Annapolis, MD – The pavement preservation processes promoted by the International Slurry Surfacing Association (ISSA), including slurry and micro surfacing, chip sealing and crack treatment, provide significant environmental benefits. These processes use fewer natural resources, consume less energy and reduce overall greenhouse gas emissions when compared to performing mill and fill alone or a full rehabilitation.

An increasing number of national policies and sustainable roadway programs are raising federal, state and local Department of Transportation (DOT) officials’ awareness and encouraging them to specify more sustainable construction and maintenance methods for roadways. In addition to the environmental benefits, these pavement preservation processes address agencies’ economical need to stretch their budgets by extending the life of roads by up to seven years or more.

Pavement preservation methods such as slurry and micro surfacing, chip sealing and crack treatment consume fewer natural resources (e.g., aggregate, binder, etc.) than traditional pavement reactive maintenance and repair methods. According to a recent BASF study, verified by NSF International, mill and fill alone uses about two and a half times as much aggregate and more than twice as much asphalt binder than micro surfacing in order to produce the same customer benefit over a 40-year life cycle. In addition to conserving natural resources, pavement preservation methods contribute less waste because they do not remove old asphalt, but instead treat existing pavement to effectively extend its life. 

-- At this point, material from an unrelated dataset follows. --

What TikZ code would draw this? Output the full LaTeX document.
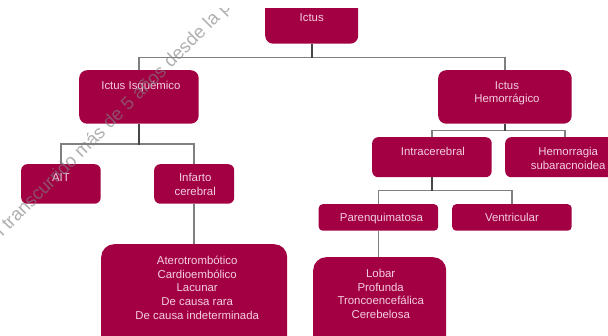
\documentclass[tikz,border=0pt]{standalone}
\usepackage{fontspec}
\setmainfont{Liberation Sans}
\definecolor{wine}{HTML}{A30044}
\definecolor{paletext}{HTML}{F3CFE0}
\newcommand{\boxtext}[5][0]{\parbox[c][#3pt][t]{#2pt}{\centering\leftskip=#1pt plus 1fil\relax\vspace*{#4pt}\rule{0pt}{8pt}#5}}
\tikzset{
  x=1pt,y=-1pt,
  card/.style={fill=wine,text=paletext,inner sep=0pt,anchor=north west,font=\fontsize{11.4}{13.7}\selectfont},
  soft/.style={card,rounded corners=4pt},
  mid/.style={card,rounded corners=6pt},
  large/.style={card,rounded corners=8pt},
  huge/.style={card,rounded corners=13pt},
  link/.style={draw=black!90,draw opacity=.55,line width=1.6pt},
  wmark/.style={text=gray,text opacity=.62,rotate=45,anchor=base west,inner sep=0pt,font=\fontsize{18.5}{20}\selectfont}
}
\begin{document}
\begin{tikzpicture}
\useasboundingbox[fill=white] (0,0) rectangle (608,336);
\begin{scope}
\clip (0,9) rectangle (608,336);
\node[large] (ictus) at (265,-10) {\boxtext{93}{53.5}{23.5}{Ictus}};
\node[large] (isq) at (79,70) {\boxtext[4]{119.5}{53.5}{11}{Ictus Isquémico}};
\node[large] (hem) at (438,70) {\boxtext[4]{133.5}{53.5}{11}{Ictus\\Hemorrágico}};
\node[mid] (ait) at (21,164) {\boxtext{79.5}{39.5}{9}{AIT}};
\node[mid] (inf) at (154,164) {\boxtext[2]{80}{39.5}{9}{Infarto\\cerebral}};
\node[huge] (isqlist) at (101,244) {\boxtext[6]{186}{110}{12}{Aterotrombótico\\Cardioembólico\\Lacunar\\De causa rara\\De causa indeterminada}};
\node[mid] (intra) at (372,137) {\boxtext[2]{119.5}{40}{10}{Intracerebral}};
\node[mid] (hsa) at (505,137) {\boxtext[6]{120}{40}{10}{Hemorragia\\subaracnoidea}};
\node[soft] (par) at (318.5,204) {\boxtext[6]{119.5}{26.5}{9}{Parenquimatosa}};
\node[soft] (ven) at (452,204) {\boxtext{119.5}{26.5}{9}{Ventricular}};
\node[huge] (hemlist) at (313,257) {\boxtext[2]{133}{100}{12}{Lobar\\Profunda\\Troncoencefálica\\Cerebelosa}};
\draw[link] (ictus.south) -- ++(0,13.5) -| (isq.north);
\draw[link] (ictus.south) -- ++(0,13.5) -| (hem.north);
\draw[link] (isq.south) -- ++(0,20) -| (ait.north);
\draw[link] (isq.south) -- ++(0,20) -| (inf.north);
\draw[link] (hem.south) -- ++(0,6.5) -| (intra.north);
\draw[link] (hem.south) -- ++(0,6.5) -| (hsa.north);
\draw[link] (intra.south) -- ++(0,13) -| (par.north);
\draw[link] (intra.south) -- ++(0,13) -| (ven.north);
\draw[link] (inf.south) -- (inf.south |- isqlist.north);
\draw[link] (par.south) -- (par.south |- hemlist.north);
\node[wmark] (water) at (-2,242) {n transcurrido más de 5 años desde la p};
\end{scope}
\end{tikzpicture}
\end{document}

Reduced energy consumption is another sustainable benefit of pavement preservation. By using cooler application methods, these processes decrease waste and greenhouse gas emissions associated with traditional pavement reactive maintenance and repair methods that use a hotter application process that takes longer to apply. Because these processes require less aggregate, additional emissions, energy needs and dust from crushing and screening are reduced.

The amount of greenhouse gas (GHG) emissions caused by pavement preservation is significantly less than that of traditional pavement reactive maintenance and repair methods. For example, GHG emissions associated with micro surfacing were found to be 45 percent less than the alternative mill and fill, which requires over twice the amount of material to be shipped to and from the job site. Also, since roads that have been treated with slurry and micro surfacing, chip sealing and crack treatment are drivable within a short period of time after the treatment has been laid, traffic delays are reduced along with their associated GHG emissions.

There are several programs and rating systems driving the need for more sustainable road construction and maintenance practices. The U.S. Green Building Council’s Leadership in Energy and Environmental Design (LEED®) program was established as a sustainable rating system for buildings and has provided the benchmark for several similar programs for roads.

The Illinois Department of Transportation has created the Illinois Livable and Sustainable Transportation (I-LAST) Rating System, based on the LEED program, to establish a simple and efficient method of evaluating transportation projects with respect to livability, sustainability and effect on the natural environment. Road projects seeking I-LAST certification can receive points for specifying the use of various pavement preservation processes, including micro surfacing and chip sealing. Several similar programs have been established in other states.